## Provided material
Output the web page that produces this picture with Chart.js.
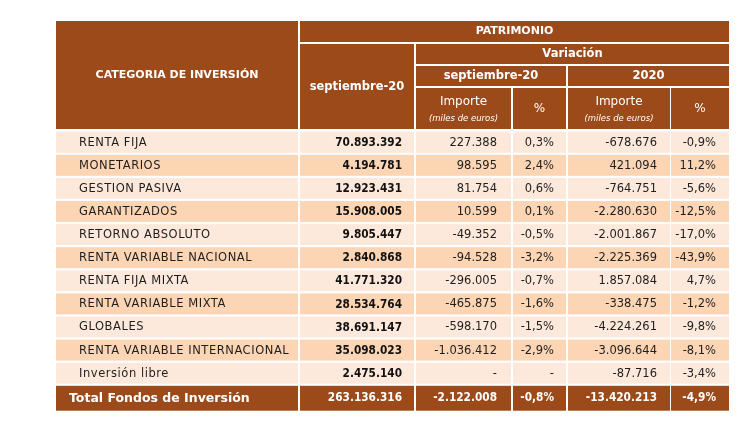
<!DOCTYPE html>
<html>
<head>
<meta charset="utf-8">
<script src="https://cdn.jsdelivr.net/npm/chart.js@4/dist/chart.umd.min.js"></script>
<style>
  html, body { margin: 0; padding: 0; background: #fff; }
  #wrap { width: 753px; height: 428px; }
</style>
</head>
<body>
<div id="wrap"><canvas id="tabla"></canvas></div>
<script>
// datos de la tabla
const categorias = [
    "RENTA FIJA",
    "MONETARIOS",
    "GESTION PASIVA",
    "GARANTIZADOS",
    "RETORNO ABSOLUTO",
    "RENTA VARIABLE NACIONAL",
    "RENTA FIJA MIXTA",
    "RENTA VARIABLE MIXTA",
    "GLOBALES",
    "RENTA VARIABLE INTERNACIONAL",
    "Inversión libre",
];
const patrimonio = [70893392, 4194781, 12923431, 15908005, 9805447, 2840868, 41771320, 28534764, 38691147, 35098023, 2475140];
const varSepImporte = [227388, 98595, 81754, 10599, -49352, -94528, -296005, -465875, -598170, -1036412, null];
const varSepPct = [0.3, 2.4, 0.6, 0.1, -0.5, -3.2, -0.7, -1.6, -1.5, -2.9, null];
const var2020Importe = [-678676, 421094, -764751, -2280630, -2001867, -2225369, 1857084, -338475, -4224261, -3096644, -87716];
const var2020Pct = [-0.9, 11.2, -5.6, -12.5, -17.0, -43.9, 4.7, -1.2, -9.8, -8.1, -3.4];
const totalLabel = "Total Fondos de Inversión";
const totales = [263136316, -2122008, -0.8, -13420213, -4.9];

// layout (coordenadas en unidades de las escalas)
const cols = [[56, 298], [300, 414], [416, 511], [513, 566], [568, 670], [671, 729]];
const headRows = [[21, 42], [44, 64], [66, 86], [88, 129]];
const firstRow = 131.7, rowPitch = 23.1, rowH = 21;
const totalRow = [385.8, 410.7];

const DARK = "#9c4a1a";
const LIGHT = "#fde9db";
const ALT = "#fcd5b4";
const FONT = '"DejaVu Sans", sans-serif';

function miles(n) {
    if (n === null) return "-";
    let s = Math.abs(n).toString().replace(/\B(?=(\d{3})+(?!\d))/g, ".");
    return (n < 0 ? "-" : "") + s;
}
function pct(n) {
    if (n === null) return "-";
    return n.toFixed(1).replace(".", ",") + "%";
}

const tablePlugin = {
    id: "tabla",
    afterDraw(chart) {
        const ctx = chart.ctx;
        const x = chart.scales.x, y = chart.scales.y;
        const px = (v) => x.getPixelForValue(v);
        const py = (v) => y.getPixelForValue(v);

        function cell(c0, c1, r0, r1, color) {
            ctx.fillStyle = color;
            ctx.fillRect(px(cols[c0][0]), py(r0), px(cols[c1][1]) - px(cols[c0][0]), py(r1) - py(r0));
        }
        function text(t, xx, yy, font, color, align, spacing, sx) {
            ctx.save();
            ctx.font = font;
            ctx.fillStyle = color;
            ctx.textAlign = align;
            ctx.textBaseline = "middle";
            ctx.letterSpacing = spacing || "0px";
            ctx.translate(xx, yy);
            ctx.scale(sx || 1, 1);
            ctx.fillText(t, 0, 0);
            ctx.restore();
        }
        const cx = (c0, c1) => (px(cols[c0][0]) + px(cols[c1][1])) / 2;
        const cy = (r0, r1) => (py(r0) + py(r1)) / 2;

        // cabecera
        cell(0, 0, headRows[0][0], headRows[3][1], DARK);
        cell(1, 5, headRows[0][0], headRows[0][1], DARK);
        cell(1, 1, headRows[1][0], headRows[3][1], DARK);
        cell(2, 5, headRows[1][0], headRows[1][1], DARK);
        cell(2, 3, headRows[2][0], headRows[2][1], DARK);
        cell(4, 5, headRows[2][0], headRows[2][1], DARK);
        for (let c = 2; c <= 5; c++) cell(c, c, headRows[3][0], headRows[3][1], DARK);

        const hb = "bold 11px " + FONT;
        text("CATEGORIA DE INVERSIÓN", cx(0, 0), cy(headRows[0][0], headRows[3][1]), hb, "#fff", "center");
        text("PATRIMONIO", cx(1, 5), cy(...headRows[0]), hb, "#fff", "center");
        text("septiembre-20", cx(1, 1), cy(headRows[1][0], headRows[3][1]) + 1, "bold 11.5px " + FONT, "#fff", "center");
        text("Variación", cx(2, 5), cy(...headRows[1]), "bold 11.5px " + FONT, "#fff", "center");
        text("septiembre-20", cx(2, 3), cy(...headRows[2]), "bold 11.5px " + FONT, "#fff", "center");
        text("2020", cx(4, 5), cy(...headRows[2]), "bold 11.5px " + FONT, "#fff", "center");
        [2, 4].forEach((c) => {
            text("Importe", cx(c, c), py(102), "12px " + FONT, "#fff", "center");
            text("(miles de euros)", cx(c, c), py(119), "italic 8.5px " + FONT, "#fff", "center");
        });
        [3, 5].forEach((c) => text("%", cx(c, c), py(109), "12px " + FONT, "#fff", "center"));

        // filas
        const nf = "11.5px " + FONT;
        const bf = "bold 12px " + FONT;
        categorias.forEach((cat, i) => {
            const r0 = firstRow + i * rowPitch, r1 = r0 + rowH;
            const bg = i % 2 === 0 ? LIGHT : ALT;
            for (let c = 0; c < cols.length; c++) cell(c, c, r0, r1, bg);
            const m = cy(r0, r1) + 0.5;
            text(cat, px(79), m, "11.5px " + FONT, "#1e1e1e", "left", "0.55px");
            text(miles(patrimonio[i]), px(402), m, bf, "#111", "right", "0px", 0.88);
            text(miles(varSepImporte[i]), px(497), m, nf, "#1e1e1e", "right");
            text(pct(varSepPct[i]), px(554), m, nf, "#1e1e1e", "right");
            text(miles(var2020Importe[i]), px(657), m, nf, "#1e1e1e", "right");
            text(pct(var2020Pct[i]), px(716), m, nf, "#1e1e1e", "right");
        });

        // total
        for (let c = 0; c < cols.length; c++) cell(c, c, totalRow[0], totalRow[1], DARK);
        const tm = cy(...totalRow);
        text(totalLabel, px(69), tm, "bold 12.5px " + FONT, "#fff", "left");
        const tf = "bold 12px " + FONT;
        text(miles(totales[0]), px(402), tm, tf, "#fff", "right", "0px", 0.88);
        text(miles(totales[1]), px(497), tm, tf, "#fff", "right", "0px", 0.88);
        text(pct(totales[2]), px(554), tm, tf, "#fff", "right", "0px", 0.88);
        text(miles(totales[3]), px(657), tm, tf, "#fff", "right", "0px", 0.88);
        text(pct(totales[4]), px(716), tm, tf, "#fff", "right", "0px", 0.88);
    },
};

new Chart(document.getElementById("tabla"), {
    type: "scatter",
    data: { datasets: [{ data: [] }] },
    options: {
        responsive: true,
        maintainAspectRatio: false,
        animation: false,
        layout: { padding: 0 },
        plugins: { legend: { display: false }, tooltip: { enabled: false } },
        scales: {
            x: { type: "linear", min: 0, max: 753, display: false },
            y: { type: "linear", min: 0, max: 428, reverse: true, display: false },
        },
    },
    plugins: [tablePlugin],
});
</script>
</body>
</html>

## Task prompt
Leave out the pictures and restate everything else word for word.

## Worked solution
Output the web page that produces this picture with Chart.js.
<!DOCTYPE html>
<html>
<head>
<meta charset="utf-8">
<script src="https://cdn.jsdelivr.net/npm/chart.js@4/dist/chart.umd.min.js"></script>
<style>
  html, body { margin: 0; padding: 0; background: #fff; }
  #wrap { width: 753px; height: 428px; }
</style>
</head>
<body>
<div id="wrap"><canvas id="tabla"></canvas></div>
<script>
// datos de la tabla
const categorias = [
    "RENTA FIJA",
    "MONETARIOS",
    "GESTION PASIVA",
    "GARANTIZADOS",
    "RETORNO ABSOLUTO",
    "RENTA VARIABLE NACIONAL",
    "RENTA FIJA MIXTA",
    "RENTA VARIABLE MIXTA",
    "GLOBALES",
    "RENTA VARIABLE INTERNACIONAL",
    "Inversión libre",
];
const patrimonio = [70893392, 4194781, 12923431, 15908005, 9805447, 2840868, 41771320, 28534764, 38691147, 35098023, 2475140];
const varSepImporte = [227388, 98595, 81754, 10599, -49352, -94528, -296005, -465875, -598170, -1036412, null];
const varSepPct = [0.3, 2.4, 0.6, 0.1, -0.5, -3.2, -0.7, -1.6, -1.5, -2.9, null];
const var2020Importe = [-678676, 421094, -764751, -2280630, -2001867, -2225369, 1857084, -338475, -4224261, -3096644, -87716];
const var2020Pct = [-0.9, 11.2, -5.6, -12.5, -17.0, -43.9, 4.7, -1.2, -9.8, -8.1, -3.4];
const totalLabel = "Total Fondos de Inversión";
const totales = [263136316, -2122008, -0.8, -13420213, -4.9];

// layout (coordenadas en unidades de las escalas)
const cols = [[56, 298], [300, 414], [416, 511], [513, 566], [568, 670], [671, 729]];
const headRows = [[21, 42], [44, 64], [66, 86], [88, 129]];
const firstRow = 131.7, rowPitch = 23.1, rowH = 21;
const totalRow = [385.8, 410.7];

const DARK = "#9c4a1a";
const LIGHT = "#fde9db";
const ALT = "#fcd5b4";
const FONT = '"DejaVu Sans", sans-serif';

function miles(n) {
    if (n === null) return "-";
    let s = Math.abs(n).toString().replace(/\B(?=(\d{3})+(?!\d))/g, ".");
    return (n < 0 ? "-" : "") + s;
}
function pct(n) {
    if (n === null) return "-";
    return n.toFixed(1).replace(".", ",") + "%";
}

const tablePlugin = {
    id: "tabla",
    afterDraw(chart) {
        const ctx = chart.ctx;
        const x = chart.scales.x, y = chart.scales.y;
        const px = (v) => x.getPixelForValue(v);
        const py = (v) => y.getPixelForValue(v);

        function cell(c0, c1, r0, r1, color) {
            ctx.fillStyle = color;
            ctx.fillRect(px(cols[c0][0]), py(r0), px(cols[c1][1]) - px(cols[c0][0]), py(r1) - py(r0));
        }
        function text(t, xx, yy, font, color, align, spacing, sx) {
            ctx.save();
            ctx.font = font;
            ctx.fillStyle = color;
            ctx.textAlign = align;
            ctx.textBaseline = "middle";
            ctx.letterSpacing = spacing || "0px";
            ctx.translate(xx, yy);
            ctx.scale(sx || 1, 1);
            ctx.fillText(t, 0, 0);
            ctx.restore();
        }
        const cx = (c0, c1) => (px(cols[c0][0]) + px(cols[c1][1])) / 2;
        const cy = (r0, r1) => (py(r0) + py(r1)) / 2;

        // cabecera
        cell(0, 0, headRows[0][0], headRows[3][1], DARK);
        cell(1, 5, headRows[0][0], headRows[0][1], DARK);
        cell(1, 1, headRows[1][0], headRows[3][1], DARK);
        cell(2, 5, headRows[1][0], headRows[1][1], DARK);
        cell(2, 3, headRows[2][0], headRows[2][1], DARK);
        cell(4, 5, headRows[2][0], headRows[2][1], DARK);
        for (let c = 2; c <= 5; c++) cell(c, c, headRows[3][0], headRows[3][1], DARK);

        const hb = "bold 11px " + FONT;
        text("CATEGORIA DE INVERSIÓN", cx(0, 0), cy(headRows[0][0], headRows[3][1]), hb, "#fff", "center");
        text("PATRIMONIO", cx(1, 5), cy(...headRows[0]), hb, "#fff", "center");
        text("septiembre-20", cx(1, 1), cy(headRows[1][0], headRows[3][1]) + 1, "bold 11.5px " + FONT, "#fff", "center");
        text("Variación", cx(2, 5), cy(...headRows[1]), "bold 11.5px " + FONT, "#fff", "center");
        text("septiembre-20", cx(2, 3), cy(...headRows[2]), "bold 11.5px " + FONT, "#fff", "center");
        text("2020", cx(4, 5), cy(...headRows[2]), "bold 11.5px " + FONT, "#fff", "center");
        [2, 4].forEach((c) => {
            text("Importe", cx(c, c), py(102), "12px " + FONT, "#fff", "center");
            text("(miles de euros)", cx(c, c), py(119), "italic 8.5px " + FONT, "#fff", "center");
        });
        [3, 5].forEach((c) => text("%", cx(c, c), py(109), "12px " + FONT, "#fff", "center"));

        // filas
        const nf = "11.5px " + FONT;
        const bf = "bold 12px " + FONT;
        categorias.forEach((cat, i) => {
            const r0 = firstRow + i * rowPitch, r1 = r0 + rowH;
            const bg = i % 2 === 0 ? LIGHT : ALT;
            for (let c = 0; c < cols.length; c++) cell(c, c, r0, r1, bg);
            const m = cy(r0, r1) + 0.5;
            text(cat, px(79), m, "11.5px " + FONT, "#1e1e1e", "left", "0.55px");
            text(miles(patrimonio[i]), px(402), m, bf, "#111", "right", "0px", 0.88);
            text(miles(varSepImporte[i]), px(497), m, nf, "#1e1e1e", "right");
            text(pct(varSepPct[i]), px(554), m, nf, "#1e1e1e", "right");
            text(miles(var2020Importe[i]), px(657), m, nf, "#1e1e1e", "right");
            text(pct(var2020Pct[i]), px(716), m, nf, "#1e1e1e", "right");
        });

        // total
        for (let c = 0; c < cols.length; c++) cell(c, c, totalRow[0], totalRow[1], DARK);
        const tm = cy(...totalRow);
        text(totalLabel, px(69), tm, "bold 12.5px " + FONT, "#fff", "left");
        const tf = "bold 12px " + FONT;
        text(miles(totales[0]), px(402), tm, tf, "#fff", "right", "0px", 0.88);
        text(miles(totales[1]), px(497), tm, tf, "#fff", "right", "0px", 0.88);
        text(pct(totales[2]), px(554), tm, tf, "#fff", "right", "0px", 0.88);
        text(miles(totales[3]), px(657), tm, tf, "#fff", "right", "0px", 0.88);
        text(pct(totales[4]), px(716), tm, tf, "#fff", "right", "0px", 0.88);
    },
};

new Chart(document.getElementById("tabla"), {
    type: "scatter",
    data: { datasets: [{ data: [] }] },
    options: {
        responsive: true,
        maintainAspectRatio: false,
        animation: false,
        layout: { padding: 0 },
        plugins: { legend: { display: false }, tooltip: { enabled: false } },
        scales: {
            x: { type: "linear", min: 0, max: 753, display: false },
            y: { type: "linear", min: 0, max: 428, reverse: true, display: false },
        },
    },
    plugins: [tablePlugin],
});
</script>
</body>
</html>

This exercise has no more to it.